Although Amy and my mother were barely, and rarely, civil to each other, Irene claimed that she was happy to have stayed in England. On the last occasion when she saw her 22-year-old kid cousin, Lieutenant Irvin Weintraub USAAF, before he and his glider crew and their GI passengers were massacred by the SS, after skilfully crash-landing at Arnhem, he said to her: ‘For a Kansas City girl, you sure have come a long way.’ Irene’s uncle, Max’s brother Fritz, died fighting for the Kaiser in the Great War.

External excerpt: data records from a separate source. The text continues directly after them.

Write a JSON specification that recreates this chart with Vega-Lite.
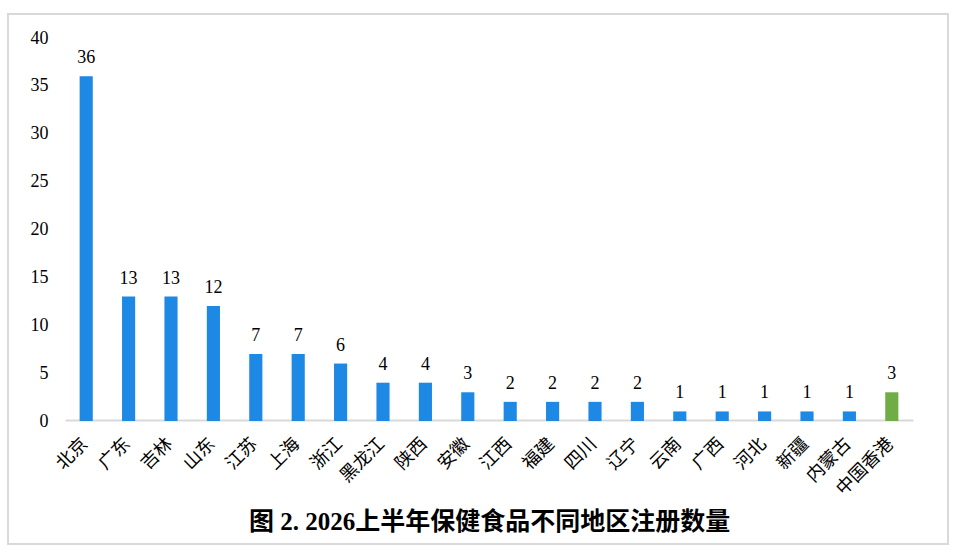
{
  "$schema": "https://vega.github.io/schema/vega-lite/v6.json",
  "width": 940,
  "height": 530,
  "autosize": {"type": "none"},
  "padding": {"left": 8, "top": 14, "right": 10, "bottom": 11},
  "background": "white",
  "config": {
    "view": {"stroke": "#d9d9d9", "strokeWidth": 2},
    "font": "Liberation Serif, Noto Sans CJK SC"
  },
  "data": {
    "values": [
      {"region": "北京", "count": 36},
      {"region": "广东", "count": 13},
      {"region": "吉林", "count": 13},
      {"region": "山东", "count": 12},
      {"region": "江苏", "count": 7},
      {"region": "上海", "count": 7},
      {"region": "浙江", "count": 6},
      {"region": "黑龙江", "count": 4},
      {"region": "陕西", "count": 4},
      {"region": "安徽", "count": 3},
      {"region": "江西", "count": 2},
      {"region": "福建", "count": 2},
      {"region": "四川", "count": 2},
      {"region": "辽宁", "count": 2},
      {"region": "云南", "count": 1},
      {"region": "广西", "count": 1},
      {"region": "河北", "count": 1},
      {"region": "新疆", "count": 1},
      {"region": "内蒙古", "count": 1},
      {"region": "中国香港", "count": 3}
    ]
  },
  "encoding": {
    "x": {
      "field": "region",
      "type": "nominal",
      "sort": null,
      "scale": {"range": [57, 905], "paddingInner": 0.69, "paddingOuter": 0.345},
      "axis": {
        "title": "图 2. 2026上半年保健食品不同地区注册数量",
        "titleFont": "Liberation Serif, Noto Sans CJK SC",
        "titleFontSize": 25,
        "titleFontWeight": "bold",
        "titleColor": "#000000",
        "titleBaseline": "middle",
        "titleY": 101,
        "offset": -124,
        "domainColor": "#d9d9d9",
        "domainWidth": 2,
        "ticks": false,
        "grid": false,
        "labelAngle": -45,
        "labelAlign": "right",
        "labelBaseline": "middle",
        "labelFontSize": 18,
        "labelColor": "#000000",
        "labelPadding": 21,
        "labelOffset": -1
      }
    },
    "y": {
      "field": "count",
      "type": "quantitative",
      "scale": {"domain": [0, 40], "range": [407, 24], "nice": false},
      "axis": {
        "title": null,
        "values": [0, 5, 10, 15, 20, 25, 30, 35, 40],
        "offset": -42,
        "domain": false,
        "ticks": false,
        "grid": false,
        "labelPadding": 2,
        "labelFontSize": 18,
        "labelColor": "#000000"
      }
    }
  },
  "layer": [
    {
      "mark": {"type": "bar"},
      "encoding": {
        "color": {
          "condition": {"test": "datum.region === '中国香港'", "value": "#70ad47"},
          "value": "#1e88e5"
        }
      }
    },
    {
      "mark": {"type": "text", "baseline": "alphabetic", "dy": -13, "fontSize": 18, "color": "#000000"},
      "encoding": {"text": {"field": "count", "type": "quantitative"}}
    }
  ]
}
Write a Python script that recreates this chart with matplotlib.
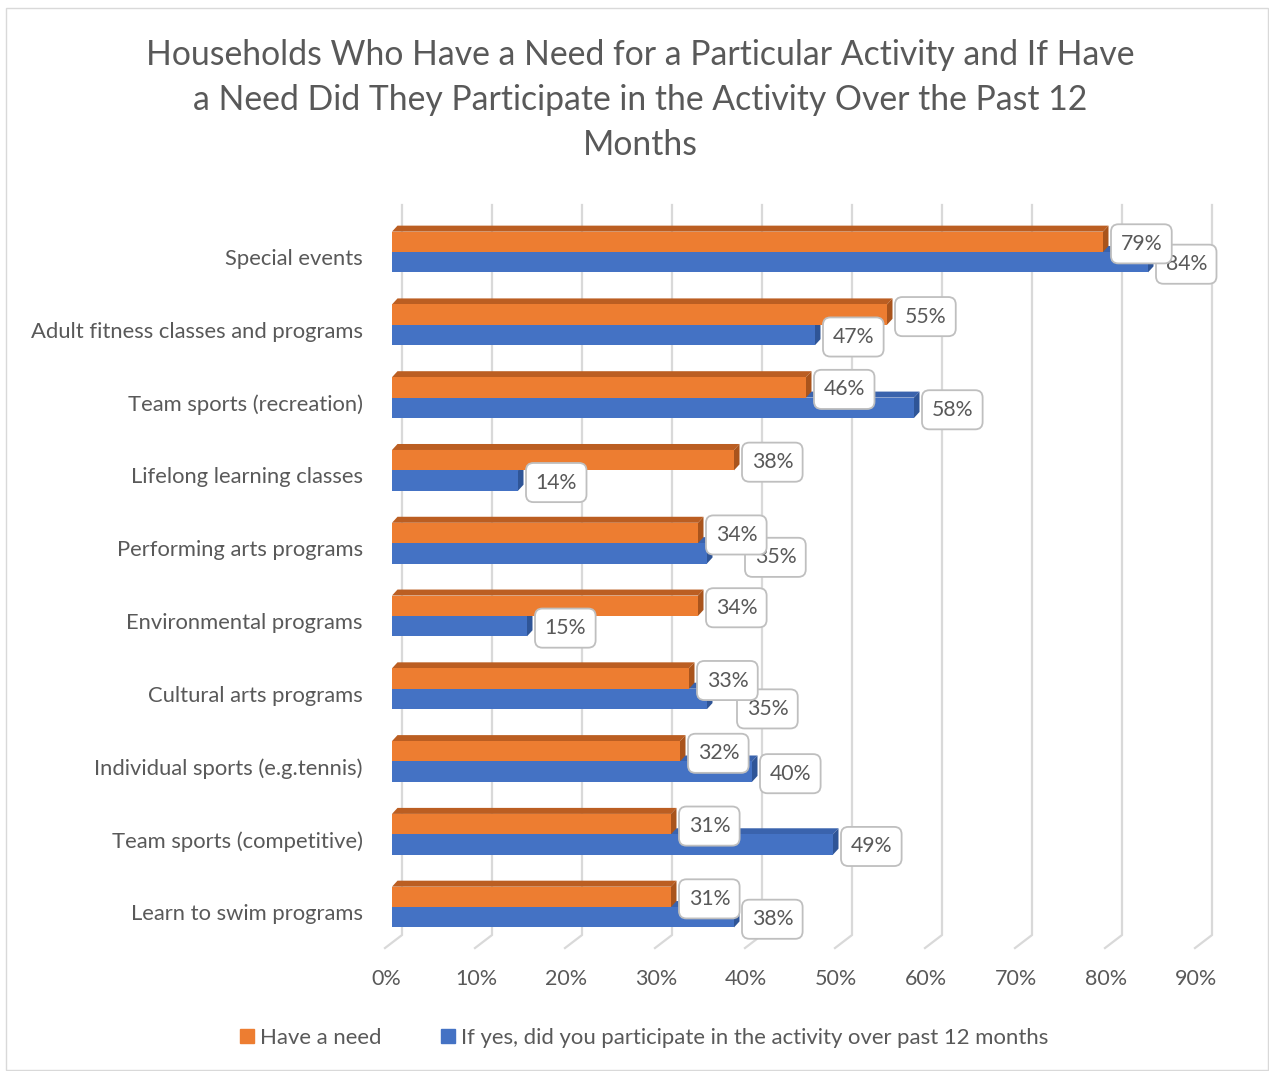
import matplotlib.pyplot as plt
from matplotlib.patches import Polygon, Rectangle, Patch

plt.rcParams['font.family'] = ['Lato', 'DejaVu Sans']

categories = [
    "Special events",
    "Adult fitness classes and programs",
    "Team sports (recreation)",
    "Lifelong learning classes",
    "Performing arts programs",
    "Environmental programs",
    "Cultural arts programs",
    "Individual sports (e.g.tennis)",
    "Team sports (competitive)",
    "Learn to swim programs",
]
have_need = [79, 55, 46, 38, 34, 34, 33, 32, 31, 31]
participated = [84, 47, 58, 14, 35, 15, 35, 40, 49, 38]
x_ticks = [0, 10, 20, 30, 40, 50, 60, 70, 80, 90]

series_names = ["Have a need",
                "If yes, did you participate in the activity over past 12 months"]
title = ("Households Who Have a Need for a Particular Activity and If Have\n"
         "a Need Did They Participate in the Activity Over the Past 12\n"
         "Months")

ORANGE, ORANGE_TOP, ORANGE_SIDE = "#ED7D31", "#BB5E22", "#A9541C"
BLUE, BLUE_TOP, BLUE_SIDE = "#4472C4", "#3A63AD", "#2F5597"
GREY_TXT = "#595959"
GRID = "#D9D9D9"

W, H = 1269, 1071
PX = 72 / 100  # points per pixel at dpi 100

fig = plt.figure(figsize=(W / 100, H / 100), dpi=100)
# plot area: 0% at x=392px, 9 px per percent; category pitch 72.78 px
ax = fig.add_axes([392 / W, 1 - 950 / H, 810 / W, 745 / H])
ax.set_xlim(0, 90)
ax.set_ylim(9.59, -0.646)
ax.axis('off')

pitch = 72.78
dx = 5.5 / 9       # depth offset in x (percent)
dy = 6 / pitch     # depth offset in y (category units)
bh = 0.28          # front face height of one bar

# walls: vertical grid lines on the back plane, bending forward on the floor
back_x = 10 / 9
floor_back = (935 - 252) / pitch
floor_front = (948 - 252) / pitch
for k in x_ticks:
    ax.plot([k + back_x, k + back_x, k - 0.78],
            [-0.646, floor_back, floor_front],
            color=GRID, lw=1.6, zorder=0, clip_on=False,
            solid_joinstyle='miter')
    ax.text(k - 0.67, (979 - 252) / pitch, f"{k}%", ha='center', va='center',
            fontsize=15.5, color=GREY_TXT, clip_on=False)

for i, (v_o, v_b) in enumerate(zip(have_need, participated)):
    c = i
    # blue top face and side (partly hidden by the orange bar)
    ax.add_patch(Polygon([(0, c), (v_b, c), (v_b + dx, c - dy), (dx, c - dy)],
                         closed=True, fc=BLUE_TOP, ec='none', zorder=2))
    ax.add_patch(Polygon([(v_b, c), (v_b, c + bh), (v_b + dx, c + bh - dy),
                          (v_b + dx, c - dy)],
                         closed=True, fc=BLUE_SIDE, ec='none', zorder=2))
    # orange top face and side
    ax.add_patch(Polygon([(0, c - bh), (v_o, c - bh), (v_o + dx, c - bh - dy),
                          (dx, c - bh - dy)],
                         closed=True, fc=ORANGE_TOP, ec='none', zorder=3))
    ax.add_patch(Polygon([(v_o, c - bh), (v_o, c), (v_o + dx, c - dy),
                          (v_o + dx, c - bh - dy)],
                         closed=True, fc=ORANGE_SIDE, ec='none', zorder=3))

ys = list(range(len(categories)))
ax.barh([y - bh for y in ys], have_need, height=bh, align='edge',
        color=ORANGE, zorder=4)
ax.barh(ys, participated, height=bh, align='edge', color=BLUE, zorder=4)

# category labels
for i, name in enumerate(categories):
    ax.annotate(name, xy=(0, i), xytext=(-29 * PX, -7 * PX),
                textcoords='offset points', ha='right', va='center',
                fontsize=15.85, color=GREY_TXT, annotation_clip=False)

# data labels; a few blue ones were nudged clear of the orange ones
nudge_blue = {4: (30, 2), 6: (22, 8)}
box = dict(boxstyle='round,pad=0.45,rounding_size=0.35', fc='white',
           ec='#BFBFBF', lw=1.3)
label_pad = 8 + 0.45 * 15.3 / PX
for i, (v_o, v_b) in enumerate(zip(have_need, participated)):
    ax.annotate(f"{v_o}%", xy=(v_o, i - bh / 2),
                xytext=(label_pad * PX, -2 * PX), textcoords='offset points',
                ha='left', va='center', fontsize=15.3, color=GREY_TXT,
                bbox=box, zorder=7, annotation_clip=False)
    ndx, ndy = nudge_blue.get(i, (0, 0))
    ax.annotate(f"{v_b}%", xy=(v_b, i + bh / 2),
                xytext=((label_pad + ndx) * PX, (-2 - ndy) * PX),
                textcoords='offset points', ha='left', va='center',
                fontsize=15.3, color=GREY_TXT, bbox=box, zorder=6,
                annotation_clip=False)

fig.text(640 / W, 1 - 100 / H, title, ha='center', va='center', fontsize=24.3,
         color=GREY_TXT, linespacing=1.5)

handles = [Patch(color=ORANGE, label=series_names[0]),
           Patch(color=BLUE, label=series_names[1])]
fig.legend(handles=handles, loc='center', bbox_to_anchor=(644 / W, 1 - 1038 / H),
           ncol=2, frameon=False, fontsize=15.9, handlelength=0.63,
           handleheight=0.63, handletextpad=0.27, columnspacing=2.7,
           labelcolor=GREY_TXT)

fig.patches.append(Rectangle((6 / W, 1 - 1070 / H), 1262 / W, 1062 / H,
                             transform=fig.transFigure, fill=False,
                             ec=GRID, lw=1.0))

fig.savefig("out.png", dpi=100)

My father blamed Winifred, who referred to him always as ‘Mr Cedric’, for the rift between Amy and his wife. In practice, it suited both women not to see or even to have to inquire about each other. Irene Rose Mauser had been a clever girl. Denied a college education by the bankruptcy of her father, Max, she went alone, in 1929, to work in Chicago when she was eighteen years old. Out of office hours, she kept company with the Second City’s West Side bohemians. One of them – Herman, was it, or Mitchell? – papered his living room, walls and ceiling, with silver paper. She had many followers but, I am pretty sure, no lovers. Buddy Cadison brought home an illicit, plain-wrappered copy of James Joyce’s Ulysses from Paris and allowed her to walk down State Street with it under her arm. During the war, he came, in uniform, with gifts from the PX, to see her at 12 Balliol House.